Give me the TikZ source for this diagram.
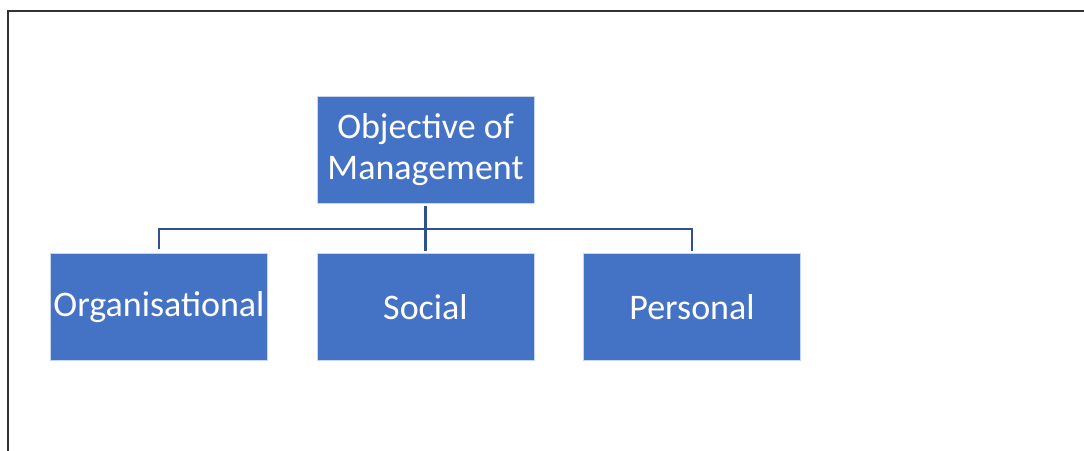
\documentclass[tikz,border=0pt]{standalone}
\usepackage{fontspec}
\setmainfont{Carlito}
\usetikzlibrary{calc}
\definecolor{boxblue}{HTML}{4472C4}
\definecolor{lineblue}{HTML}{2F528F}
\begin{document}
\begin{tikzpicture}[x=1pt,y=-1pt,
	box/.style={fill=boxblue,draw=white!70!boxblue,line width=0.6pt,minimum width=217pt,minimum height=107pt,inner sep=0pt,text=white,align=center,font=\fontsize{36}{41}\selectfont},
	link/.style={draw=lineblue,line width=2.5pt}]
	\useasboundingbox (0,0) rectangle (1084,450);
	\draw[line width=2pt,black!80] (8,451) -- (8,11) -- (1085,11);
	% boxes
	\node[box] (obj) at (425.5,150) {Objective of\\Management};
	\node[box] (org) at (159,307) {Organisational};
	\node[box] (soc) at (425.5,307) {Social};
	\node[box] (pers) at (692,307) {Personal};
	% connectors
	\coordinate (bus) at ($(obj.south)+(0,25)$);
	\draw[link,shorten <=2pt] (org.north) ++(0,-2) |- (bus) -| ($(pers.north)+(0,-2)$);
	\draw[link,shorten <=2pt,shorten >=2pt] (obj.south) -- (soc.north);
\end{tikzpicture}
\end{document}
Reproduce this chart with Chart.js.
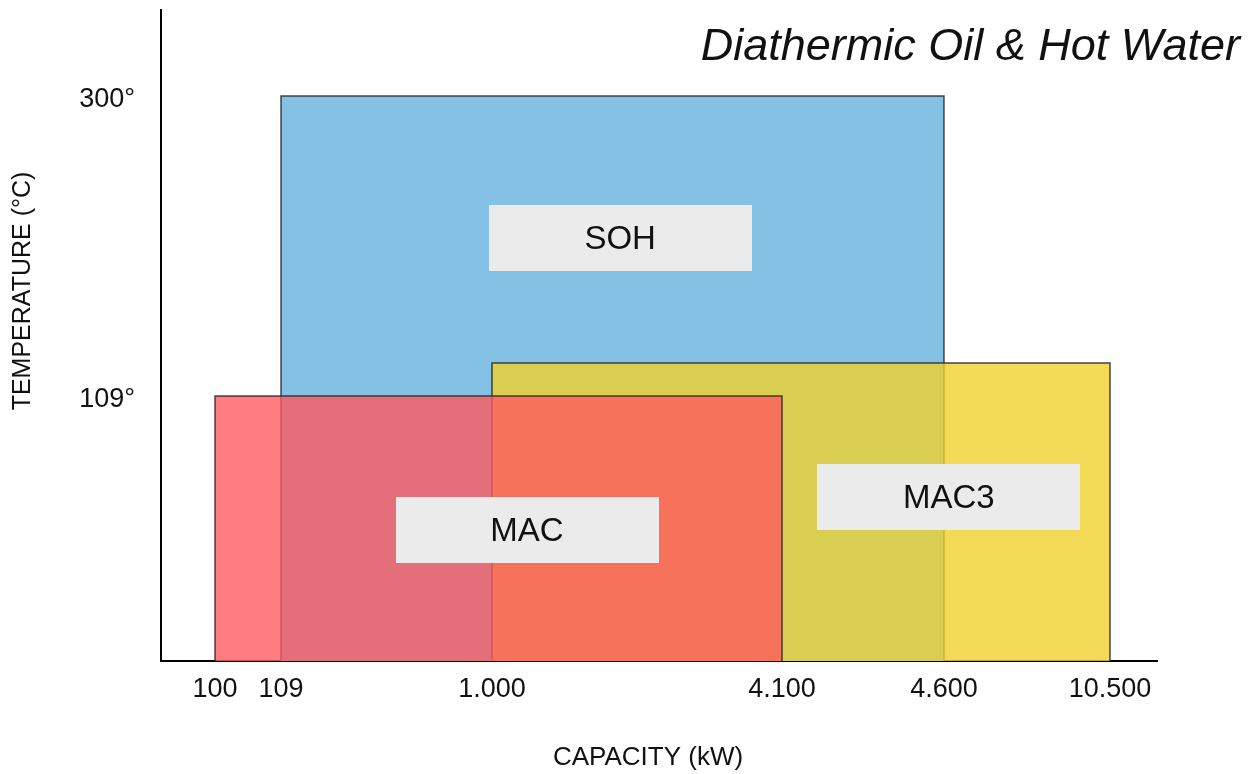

_ _ _ _

== Requirements ==
Write out the material above once more, exactly as it reads, with no pictures.

== Answer for the task ==
Give me the TikZ source for this diagram.
\documentclass[tikz,border=0pt]{standalone}
\usepackage{fontspec}
\setmainfont{Carlito}
\usetikzlibrary{calc}
\definecolor{boxblue}{HTML}{4472C4}
\definecolor{lineblue}{HTML}{2F528F}
\begin{document}
\begin{tikzpicture}[x=1pt,y=-1pt,
	box/.style={fill=boxblue,draw=white!70!boxblue,line width=0.6pt,minimum width=217pt,minimum height=107pt,inner sep=0pt,text=white,align=center,font=\fontsize{36}{41}\selectfont},
	link/.style={draw=lineblue,line width=2.5pt}]
	\useasboundingbox (0,0) rectangle (1084,450);
	\draw[line width=2pt,black!80] (8,451) -- (8,11) -- (1085,11);
	% boxes
	\node[box] (obj) at (425.5,150) {Objective of\\Management};
	\node[box] (org) at (159,307) {Organisational};
	\node[box] (soc) at (425.5,307) {Social};
	\node[box] (pers) at (692,307) {Personal};
	% connectors
	\coordinate (bus) at ($(obj.south)+(0,25)$);
	\draw[link,shorten <=2pt] (org.north) ++(0,-2) |- (bus) -| ($(pers.north)+(0,-2)$);
	\draw[link,shorten <=2pt,shorten >=2pt] (obj.south) -- (soc.north);
\end{tikzpicture}
\end{document}
Reproduce this chart with Chart.js.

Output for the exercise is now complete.